The 11-member panel also recommended a criminal probe of a high-ranking member of the Newport News School District for allegedly obstructing the investigation into the shooting, after key pieces of evidence
— the boy’s disciplinary files — went missing.
The special grand jury reserved its harshest judgments for Richneck’s former assistant principal, Ebony Parker, who it found was warned three times on the day of the shooting the boy had a weapon but failed to do anything. It indicted her on eight charges of child abuse, possibly the first time an administrator has been charged in connection with the handling of a school shooting, experts said. Her attorney did not respond to a request for comment.
The special grand jury was empaneled by Newport News Commonwealth’s Attorney Howard E. Gwynn to examine whether any security lapses contributed to the shooting last year that left Zwerner struggling for her life.
The problems began almost from the start of the boy’s tenure at Richneck Elementary. In kindergarten, the special grand jury found he walked up behind a seated teacher and used his forearms to choke her. She had to be rescued by an assistant.
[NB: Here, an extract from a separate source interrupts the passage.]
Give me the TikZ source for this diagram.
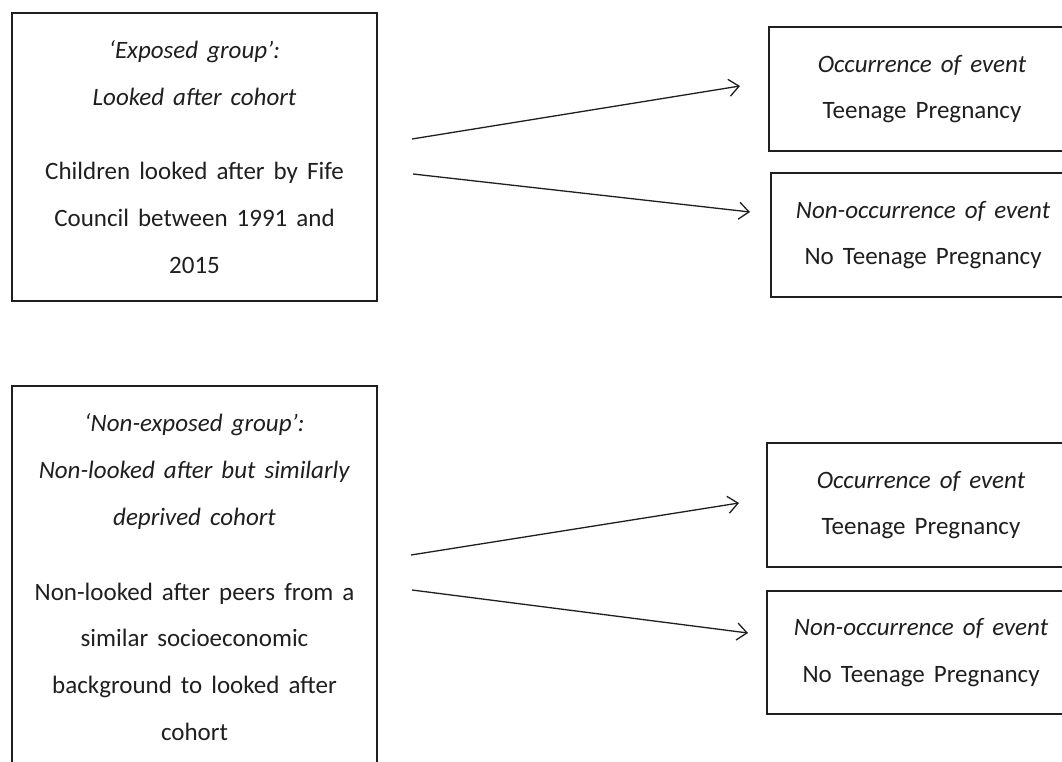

Even so, school officials did not create a behavioral plan for the boy, and administrators eventually decided he was to attend a different school, the report found. But by first grade, the boy was back at Richneck and placed in Zwerner’s class despite the fact he had never finished kindergarten.
Among the many safety lapses the report found the school did not have a full-time school resource officer, second grade classrooms did not have doors or permanent walls and the front door buzzer was broken for weeks, which prevented police officers from quickly entering the school after the shooting.
They were forced to bang on the doors until a janitor let them in.